Bit flips can be caused by any number of problems.  Problems with a processor, a processor riser board, a motherboard, or RAM are common causes.  As we have documented before in this blog improper voltage or overheating can also cause these types of problems.  However the potential list of bit-flip causes is nearly endless; power supplies, power cables, incoming power fluctuations, radiation from nearby electronics, even sun spots, can all cause bit flips.

I should also explain why the stack showed that we were in GetAddrType instead of DeliverToUser.  This is because tcpip.sys has been optimized with Basic Block Tools (BBT) optimization, blocks of code from the same function are located in different pages to reduce the cache hits in common code paths.  This means that blocks of the GetAddrType code are located next to the DeliverToUser code.  As demonstrated below there is a block of GetAddrType code that ends with an unconditional jmp at ba50248f and there is a block of DeliverToUser code that starts at ba502494.

1: kd> ub ba502494

tcpip!GetAddrType+0x9e:

ba502474 f6401401        test    byte ptr [eax+14h],1

ba502478 0f84bd760000    je      tcpip!GetAddrType+0xb4 (ba509b3b)

ba50247e 85db            test    ebx,ebx

ba502480 0f84bd6b0200    je      tcpip!GetAddrType+0xa8 (ba529043)

ba502486 32c0            xor     al,al

ba502488 e967770000      jmp     tcpip!GetAddrType+0x15a (ba509bf4)

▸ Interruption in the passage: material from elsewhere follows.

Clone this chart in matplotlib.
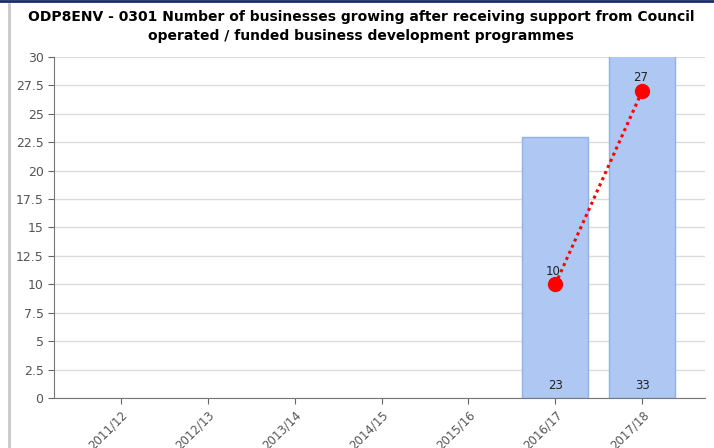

ba50248d 33c9            xor     ecx,ecx

ba50248f e993770000      jmp     tcpip!GetAddrType+0x19b (ba509c27)

1: kd> u

tcpip!DeliverToUser+0x103:

ba502494 8b15f84154ba    mov     edx,dword ptr [tcpip!_imp__KeNumberProcessors (ba5441f8)]

ba50249a 0fbe12          movsx   edx,byte ptr [edx]

ba50249d 3bca            cmp     ecx,edx

ba50249f 0f8582ba0000    jne     tcpip!DeliverToUser+0x114 (ba50df27)

ba5024a5 e979ba0000      jmp     tcpip!DeliverToUser+0x110 (ba50df23)

ba5024aa 90              nop

ba5024ab 90              nop

ba5024ac 90              nop

 

Congratulations to those who have read this far.  Hopefully you now understand the cause of a problem that has stumped many engineers, and you have some new tools in your toolbox when you’re investigating a tricky problem.  Remember to keep asking “why?” and not to assume anything; those are the approaches I used to find the source of this problem.